For Carnatic music it is much different. Of course the details of how that is would be too much to mention here, but suffice it to say, it is a challenging endeavor just to play Carnatic music on the saxophone in one key/sruthi. That is of course because of the difficulty of producing gamakas etc. on the instrument and also the fact that changing the key changes in all ways possible, the complete approach to producing gamakas and rendering Carnatic compositions on the saxophone. For those Carnatic listeners/musicians out there, the only way to adjust to pitch on the saxophone beyond maybe a 1/4 step is to start on a different note, thus changing the fingering. In order to do such a thing, one would have to re-evaluate and re-invent, while slowly perfecting fingering/blowing technique and crafting an approach to playing in the new sruthi, taking into account the limitations of the instrument.
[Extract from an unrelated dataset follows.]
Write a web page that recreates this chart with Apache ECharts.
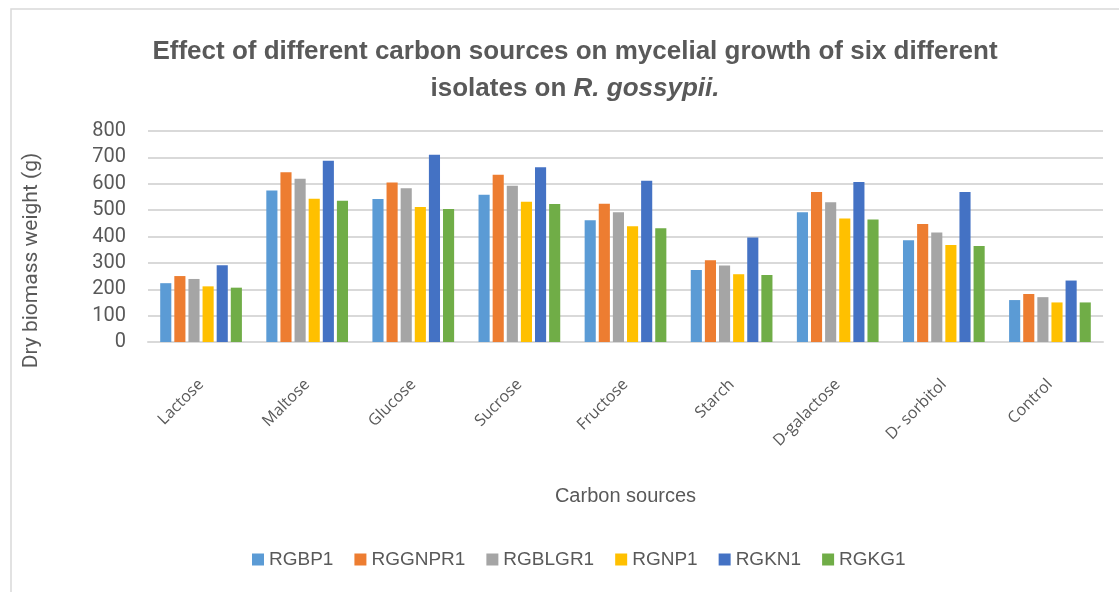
<!DOCTYPE html>
<html>
<head>
<meta charset="utf-8">
<script src="https://cdn.jsdelivr.net/npm/echarts@6/dist/echarts.min.js"></script>
<style>
  html, body { margin: 0; padding: 0; background: #fff; }
  #chart { width: 1119px; height: 592px; }
</style>
</head>
<body>
<div id="chart"></div>
<script>
var categories = ['Lactose', 'Maltose', 'Glucose', 'Sucrose', 'Fructose', 'Starch', 'D-galactose', 'D- sorbitol', 'Control'];
var isolates = ['RGBP1', 'RGGNPR1', 'RGBLGR1', 'RGNP1', 'RGKN1', 'RGKG1'];
var colors = ['#5B9BD5', '#ED7D31', '#A5A5A5', '#FFC000', '#4472C4', '#70AD47'];

var rgbp1   = [223, 574, 542, 558, 462, 273, 492, 386, 159];
var rggnpr1 = [250, 644, 605, 634, 524, 310, 569, 447, 182];
var rgblgr1 = [239, 619, 583, 592, 492, 290, 530, 415, 170];
var rgnp1   = [211, 543, 512, 532, 439, 257, 468, 368, 150];
var rgkn1   = [291, 687, 710, 663, 611, 396, 607, 569, 233];
var rgkg1   = [206, 536, 504, 523, 431, 254, 464, 364, 150];

var seriesValues = [rgbp1, rggnpr1, rgblgr1, rgnp1, rgkn1, rgkg1];
var textColor = '#595959';

var option = {
    color: colors,
    animation: false,
    title: {
        text: 'Effect of different carbon sources on mycelial growth of six different\n{n|isolates on }{i|R. gossypii.}',
        left: 570,
        top: 28,
        textAlign: 'center',
        textStyle: {
            fontFamily: 'Liberation Sans Narrow, Arial Narrow, sans-serif',
            fontSize: 26,
            fontWeight: 'bold',
            color: textColor,
            lineHeight: 37,
            rich: {
                n: { fontFamily: 'Liberation Sans Narrow, sans-serif', fontSize: 26, fontWeight: 'bold', color: textColor, lineHeight: 37 },
                i: { fontFamily: 'Liberation Sans Narrow, sans-serif', fontSize: 26, fontWeight: 'bold', fontStyle: 'italic', color: textColor, lineHeight: 37 }
            }
        }
    },
    legend: {
        data: isolates,
        bottom: 18,
        left: 247,
        itemWidth: 12,
        itemHeight: 12,
        itemGap: 21,
        icon: 'rect',
        textStyle: { fontFamily: 'Liberation Sans Narrow, sans-serif', fontSize: 19, color: textColor }
    },
    grid: {
        left: 148,
        right: 16,
        top: 131,
        bottom: 250,
        containLabel: false
    },
    xAxis: [
        {
            type: 'category',
            data: categories,
            name: 'Carbon sources',
            nameLocation: 'middle',
            nameGap: 144,
            nameTextStyle: { fontFamily: 'Liberation Sans Narrow, sans-serif', fontSize: 20, color: textColor },
            axisLine: { lineStyle: { color: '#d9d9d9', width: 2 } },
            axisTick: { show: false },
            axisLabel: {
                rotate: 45,
                margin: 40,
                fontFamily: 'Open Sans, sans-serif',
                fontSize: 16,
                color: textColor
            }
        }
    ],
    yAxis: [
        {
            type: 'value',
            min: 0,
            max: 800,
            interval: 100,
            name: 'Dry biomass weight (g)',
            nameLocation: 'middle',
            nameGap: 106,
            nameTextStyle: { fontFamily: 'Roboto, sans-serif', fontSize: 21, color: textColor, padding: [0, 48, 0, 0] },
            axisLine: { show: false },
            axisTick: { show: false },
            axisLabel: { fontFamily: 'Roboto, sans-serif', fontSize: 20, color: textColor, margin: 22 },
            splitLine: { lineStyle: { color: '#d9d9d9', width: 2 } }
        }
    ],
    graphic: [
        {
            type: 'polyline',
            shape: { points: [[11, 592], [11, 9], [1119, 9]] },
            style: { stroke: '#d9d9d9', lineWidth: 1.5, fill: null }
        }
    ],
    series: []
};

for (var i = 0; i < isolates.length; i++) {
    option.series.push({
        name: isolates[i],
        type: 'bar',
        data: seriesValues[i],
        barGap: '27%',
        barCategoryGap: '23%'
    });
}

// 基于准备好的dom，初始化echarts实例
var myChart = echarts.init(document.getElementById('chart'));
myChart.setOption(option);
</script>
</body>
</html>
That said, my guru Sri Kadri Gopalnath had initially adapted the saxophone to Carnatic music in Bb taking to account the range and possibilities of the instrument. Having spent much time studying under him and practicing on my own, as well as having many other influences, I still very much agree with his choice of Bb as the best and most musical sruthi for adapting the alto saxophone to Carnatic music.

Why then, do you ask would I change my sruthi for this concert, and how would I actually perform? Good question! For the sake of the group and for trying to have a concert with this instrumentation, it was necessary. I am just taking it as a challenge and hoping that it will in some way, help me develop more. Over preparing for the concert the past few days, I already feel that it is opening up different ideas for me, though in very subtle ways.

The three biggest challenges are limited range, producing appropriate gamakas, and lastly playing compositions and improvising in a completely different fingering set, effectively unlearning my years of practice and muscle memory. Such a thing is commonplace in jazz, but in Carnatic music, it just is not the same, as strange as that may sound to jazz or Western musicians.

So those of you who attend the concert will be able to hear the Carnatic saxophone in a different, much higher pitch than usual. It should be interesting.

Special thanks to all the musicians for going along on this journey.